> [SET PROBLEM] Retype exactly the lines from the first one through the line with "const yMinor = d3.range(-1, 1.0001, 0.1);", including both ends; skip any pictures.

○ ○ ○ ○ ○ ○ ○

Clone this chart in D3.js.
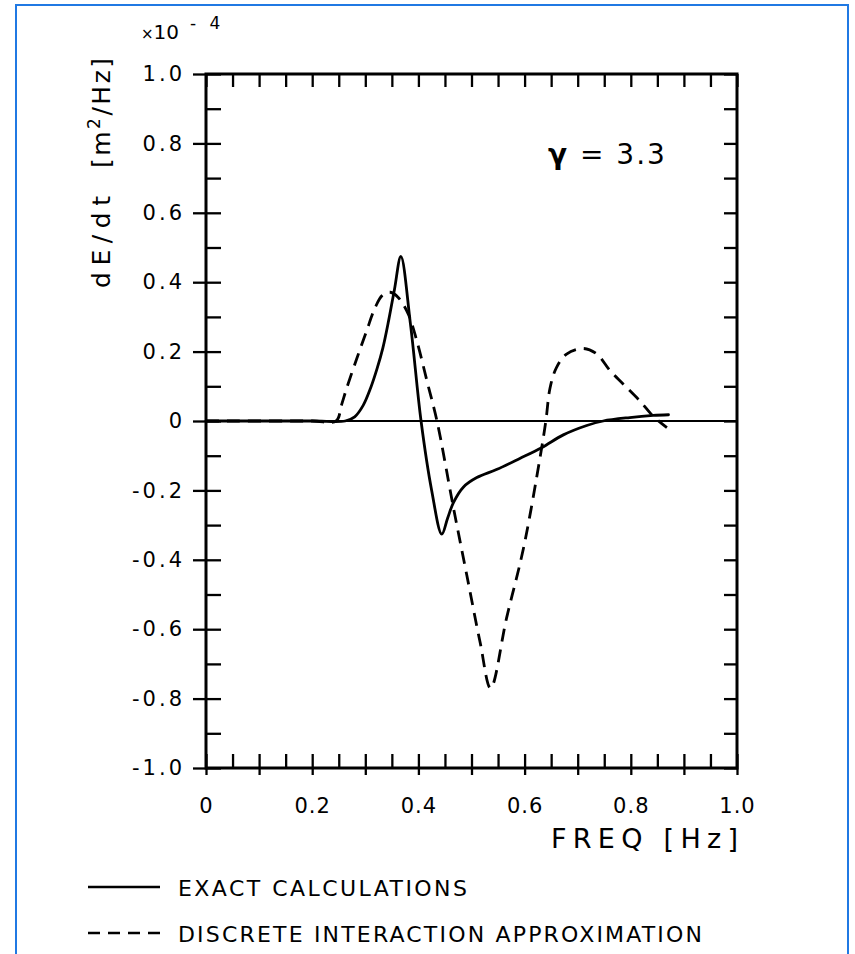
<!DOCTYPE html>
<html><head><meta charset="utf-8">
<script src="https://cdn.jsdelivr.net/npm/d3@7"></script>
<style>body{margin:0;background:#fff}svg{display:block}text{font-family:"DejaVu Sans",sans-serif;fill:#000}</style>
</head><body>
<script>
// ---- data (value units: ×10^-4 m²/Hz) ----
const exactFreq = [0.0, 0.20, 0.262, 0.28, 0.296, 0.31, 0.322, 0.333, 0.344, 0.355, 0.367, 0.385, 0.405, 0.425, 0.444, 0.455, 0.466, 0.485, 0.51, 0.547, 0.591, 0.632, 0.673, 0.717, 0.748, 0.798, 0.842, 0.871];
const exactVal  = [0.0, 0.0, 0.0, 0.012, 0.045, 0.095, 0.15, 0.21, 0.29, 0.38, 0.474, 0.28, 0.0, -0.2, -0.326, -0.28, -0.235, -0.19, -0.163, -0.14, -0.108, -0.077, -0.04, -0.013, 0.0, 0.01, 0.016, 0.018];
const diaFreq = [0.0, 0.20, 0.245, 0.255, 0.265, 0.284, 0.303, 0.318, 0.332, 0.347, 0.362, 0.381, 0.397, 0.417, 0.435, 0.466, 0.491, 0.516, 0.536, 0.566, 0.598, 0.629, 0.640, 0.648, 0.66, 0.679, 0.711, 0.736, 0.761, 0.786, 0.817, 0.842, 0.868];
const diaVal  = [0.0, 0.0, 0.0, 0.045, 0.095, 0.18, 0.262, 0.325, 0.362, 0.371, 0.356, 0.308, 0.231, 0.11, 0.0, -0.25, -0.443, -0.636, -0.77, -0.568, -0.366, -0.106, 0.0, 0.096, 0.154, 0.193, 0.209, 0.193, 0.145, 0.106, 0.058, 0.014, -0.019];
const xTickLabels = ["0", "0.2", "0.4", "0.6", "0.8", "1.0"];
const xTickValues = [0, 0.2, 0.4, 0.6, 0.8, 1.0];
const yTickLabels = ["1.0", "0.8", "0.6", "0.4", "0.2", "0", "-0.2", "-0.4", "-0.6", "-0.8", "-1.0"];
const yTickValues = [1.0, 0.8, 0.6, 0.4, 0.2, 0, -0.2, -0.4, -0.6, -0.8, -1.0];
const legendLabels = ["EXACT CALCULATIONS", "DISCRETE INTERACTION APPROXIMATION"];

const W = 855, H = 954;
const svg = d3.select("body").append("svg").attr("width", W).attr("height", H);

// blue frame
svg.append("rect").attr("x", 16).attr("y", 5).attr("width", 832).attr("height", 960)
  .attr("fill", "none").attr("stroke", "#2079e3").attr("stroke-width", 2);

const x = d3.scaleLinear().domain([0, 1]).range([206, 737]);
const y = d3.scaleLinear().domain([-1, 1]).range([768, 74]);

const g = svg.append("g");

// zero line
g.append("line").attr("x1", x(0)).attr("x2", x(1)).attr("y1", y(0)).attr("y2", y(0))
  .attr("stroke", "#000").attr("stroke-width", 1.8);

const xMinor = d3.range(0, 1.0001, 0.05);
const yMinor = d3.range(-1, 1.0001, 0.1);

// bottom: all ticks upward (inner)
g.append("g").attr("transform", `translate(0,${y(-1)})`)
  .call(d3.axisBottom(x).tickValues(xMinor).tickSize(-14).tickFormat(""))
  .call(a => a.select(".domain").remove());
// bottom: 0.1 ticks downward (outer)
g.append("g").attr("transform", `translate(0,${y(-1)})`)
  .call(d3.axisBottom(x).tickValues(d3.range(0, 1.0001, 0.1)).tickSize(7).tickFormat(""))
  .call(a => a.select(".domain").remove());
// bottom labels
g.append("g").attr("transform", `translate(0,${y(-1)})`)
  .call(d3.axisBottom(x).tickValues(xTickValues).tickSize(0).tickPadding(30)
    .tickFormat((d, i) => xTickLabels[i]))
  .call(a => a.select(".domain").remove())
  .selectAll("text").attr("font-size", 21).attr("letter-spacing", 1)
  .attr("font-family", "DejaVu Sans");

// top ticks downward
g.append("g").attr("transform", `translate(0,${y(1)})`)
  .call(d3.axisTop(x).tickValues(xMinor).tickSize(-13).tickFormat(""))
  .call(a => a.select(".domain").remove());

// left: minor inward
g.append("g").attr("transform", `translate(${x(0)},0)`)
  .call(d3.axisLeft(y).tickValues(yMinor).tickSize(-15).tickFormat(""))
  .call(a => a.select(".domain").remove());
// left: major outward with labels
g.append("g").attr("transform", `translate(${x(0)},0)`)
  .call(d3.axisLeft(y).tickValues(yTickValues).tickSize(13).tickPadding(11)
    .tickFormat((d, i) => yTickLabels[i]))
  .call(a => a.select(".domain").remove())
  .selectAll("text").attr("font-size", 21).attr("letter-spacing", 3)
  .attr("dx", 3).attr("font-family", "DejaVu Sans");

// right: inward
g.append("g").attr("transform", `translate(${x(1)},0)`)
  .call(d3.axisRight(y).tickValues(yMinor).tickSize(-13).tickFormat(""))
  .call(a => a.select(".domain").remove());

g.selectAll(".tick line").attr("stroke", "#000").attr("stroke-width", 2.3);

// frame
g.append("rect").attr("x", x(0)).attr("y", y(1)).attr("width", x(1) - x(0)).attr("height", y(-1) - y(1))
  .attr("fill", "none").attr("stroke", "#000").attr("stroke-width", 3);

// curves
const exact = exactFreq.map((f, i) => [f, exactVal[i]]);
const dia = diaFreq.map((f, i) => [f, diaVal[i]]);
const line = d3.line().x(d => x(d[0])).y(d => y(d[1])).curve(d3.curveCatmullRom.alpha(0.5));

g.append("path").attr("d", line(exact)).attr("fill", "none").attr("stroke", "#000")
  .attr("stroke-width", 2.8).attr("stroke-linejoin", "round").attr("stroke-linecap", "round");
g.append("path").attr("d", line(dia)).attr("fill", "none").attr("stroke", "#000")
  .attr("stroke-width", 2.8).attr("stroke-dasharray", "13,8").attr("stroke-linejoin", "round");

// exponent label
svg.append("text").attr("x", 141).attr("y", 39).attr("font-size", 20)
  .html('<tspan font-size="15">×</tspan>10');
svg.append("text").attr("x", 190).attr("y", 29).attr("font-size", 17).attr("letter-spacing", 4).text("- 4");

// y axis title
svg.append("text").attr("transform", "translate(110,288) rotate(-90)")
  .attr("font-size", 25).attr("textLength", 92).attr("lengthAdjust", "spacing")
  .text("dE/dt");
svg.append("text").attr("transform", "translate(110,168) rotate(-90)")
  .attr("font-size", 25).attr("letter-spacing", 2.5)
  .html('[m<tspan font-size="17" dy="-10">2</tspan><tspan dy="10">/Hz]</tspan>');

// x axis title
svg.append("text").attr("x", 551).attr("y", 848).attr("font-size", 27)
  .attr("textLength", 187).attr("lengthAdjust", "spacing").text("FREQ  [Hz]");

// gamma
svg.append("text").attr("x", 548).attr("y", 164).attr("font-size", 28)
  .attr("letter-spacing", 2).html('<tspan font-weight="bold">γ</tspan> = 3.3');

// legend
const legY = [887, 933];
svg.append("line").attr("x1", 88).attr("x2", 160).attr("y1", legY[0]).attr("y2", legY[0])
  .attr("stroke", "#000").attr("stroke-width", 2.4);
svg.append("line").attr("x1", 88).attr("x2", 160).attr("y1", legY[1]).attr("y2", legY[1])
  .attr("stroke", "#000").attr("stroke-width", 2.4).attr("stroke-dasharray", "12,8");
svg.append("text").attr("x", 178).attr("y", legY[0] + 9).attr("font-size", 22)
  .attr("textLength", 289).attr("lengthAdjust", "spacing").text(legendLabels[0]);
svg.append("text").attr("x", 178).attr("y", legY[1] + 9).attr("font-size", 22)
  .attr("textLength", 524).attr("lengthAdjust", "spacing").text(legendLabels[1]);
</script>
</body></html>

○ ○ ○ ○ ○ ○ ○

> [WRITTEN REPLY]
Clone this chart in D3.js.
<!DOCTYPE html>
<html><head><meta charset="utf-8">
<script src="https://cdn.jsdelivr.net/npm/d3@7"></script>
<style>body{margin:0;background:#fff}svg{display:block}text{font-family:"DejaVu Sans",sans-serif;fill:#000}</style>
</head><body>
<script>
// ---- data (value units: ×10^-4 m²/Hz) ----
const exactFreq = [0.0, 0.20, 0.262, 0.28, 0.296, 0.31, 0.322, 0.333, 0.344, 0.355, 0.367, 0.385, 0.405, 0.425, 0.444, 0.455, 0.466, 0.485, 0.51, 0.547, 0.591, 0.632, 0.673, 0.717, 0.748, 0.798, 0.842, 0.871];
const exactVal  = [0.0, 0.0, 0.0, 0.012, 0.045, 0.095, 0.15, 0.21, 0.29, 0.38, 0.474, 0.28, 0.0, -0.2, -0.326, -0.28, -0.235, -0.19, -0.163, -0.14, -0.108, -0.077, -0.04, -0.013, 0.0, 0.01, 0.016, 0.018];
const diaFreq = [0.0, 0.20, 0.245, 0.255, 0.265, 0.284, 0.303, 0.318, 0.332, 0.347, 0.362, 0.381, 0.397, 0.417, 0.435, 0.466, 0.491, 0.516, 0.536, 0.566, 0.598, 0.629, 0.640, 0.648, 0.66, 0.679, 0.711, 0.736, 0.761, 0.786, 0.817, 0.842, 0.868];
const diaVal  = [0.0, 0.0, 0.0, 0.045, 0.095, 0.18, 0.262, 0.325, 0.362, 0.371, 0.356, 0.308, 0.231, 0.11, 0.0, -0.25, -0.443, -0.636, -0.77, -0.568, -0.366, -0.106, 0.0, 0.096, 0.154, 0.193, 0.209, 0.193, 0.145, 0.106, 0.058, 0.014, -0.019];
const xTickLabels = ["0", "0.2", "0.4", "0.6", "0.8", "1.0"];
const xTickValues = [0, 0.2, 0.4, 0.6, 0.8, 1.0];
const yTickLabels = ["1.0", "0.8", "0.6", "0.4", "0.2", "0", "-0.2", "-0.4", "-0.6", "-0.8", "-1.0"];
const yTickValues = [1.0, 0.8, 0.6, 0.4, 0.2, 0, -0.2, -0.4, -0.6, -0.8, -1.0];
const legendLabels = ["EXACT CALCULATIONS", "DISCRETE INTERACTION APPROXIMATION"];

const W = 855, H = 954;
const svg = d3.select("body").append("svg").attr("width", W).attr("height", H);

// blue frame
svg.append("rect").attr("x", 16).attr("y", 5).attr("width", 832).attr("height", 960)
  .attr("fill", "none").attr("stroke", "#2079e3").attr("stroke-width", 2);

const x = d3.scaleLinear().domain([0, 1]).range([206, 737]);
const y = d3.scaleLinear().domain([-1, 1]).range([768, 74]);

const g = svg.append("g");

// zero line
g.append("line").attr("x1", x(0)).attr("x2", x(1)).attr("y1", y(0)).attr("y2", y(0))
  .attr("stroke", "#000").attr("stroke-width", 1.8);

const xMinor = d3.range(0, 1.0001, 0.05);
const yMinor = d3.range(-1, 1.0001, 0.1);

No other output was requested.